The review mentions that Greeks, despite working the longest hours in Europe, earn the lowest salaries. In 2008 to 2013, the real Gross Disposable Household Income (GDHI) declined 14.8% in Greece, the second highest percentage in the EU after Ireland (-16%). The main reason for the decline was tax increases, pension reductions and the limited impact of social protection expenditure. In addition, Greece’s youth unemployment rate is the highest among EU’s member States.
The report showed that the biggest at-risk-of-poverty rate recorded in Greece was between 2011-13. In 2013, poverty affected 23.7 percent of the population, an increase of 1.8 percent compared with 2011, followed by Romania, with a 1.1 percent increase and poverty at 21.2 percent, Latvia with a 0.9 percent increase and poverty at 21.4 percent and Spain with a 0.7 percent increase and poverty at 20.9 percent.

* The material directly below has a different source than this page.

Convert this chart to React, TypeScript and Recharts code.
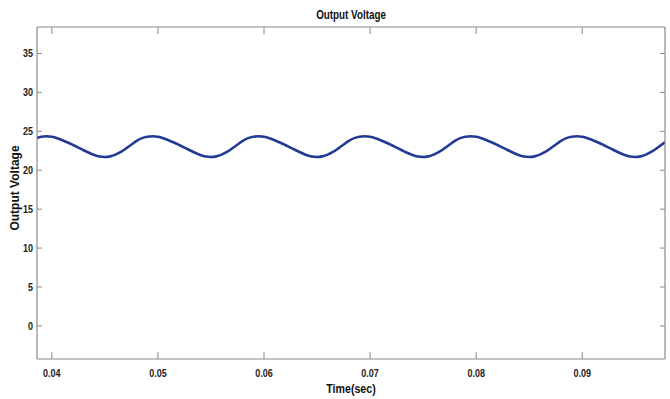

According to the European Commission review, the rate of growth of nominal unit labor costs in 2013, recorded the biggest decline in Cyprus (-5.4 percent) and Greece (-4.7 percent), while the Greeks work more hours a week (43.7 hours per week) compared with the rest of the Europeans. The Polish come second with 42.5 hours, followed by Cypriots with 42.4 hours, Portuguese with 42.2 hours and Austrians with 42.15 hours. Finns (39.7), Hungarians (39.8) and the French (40) are those who work less.
In January 2014, a total of 3.1 million young people, aged 15-24, were struck by unemployment in the EU.
Commenting on the review, European Commissioner for Employment, Social Affairs and Inclusion, Laszlo Andor said that “inequalities have risen and there is a risk that the current fragile recovery is not likely to improve the situation of many low-income groups.”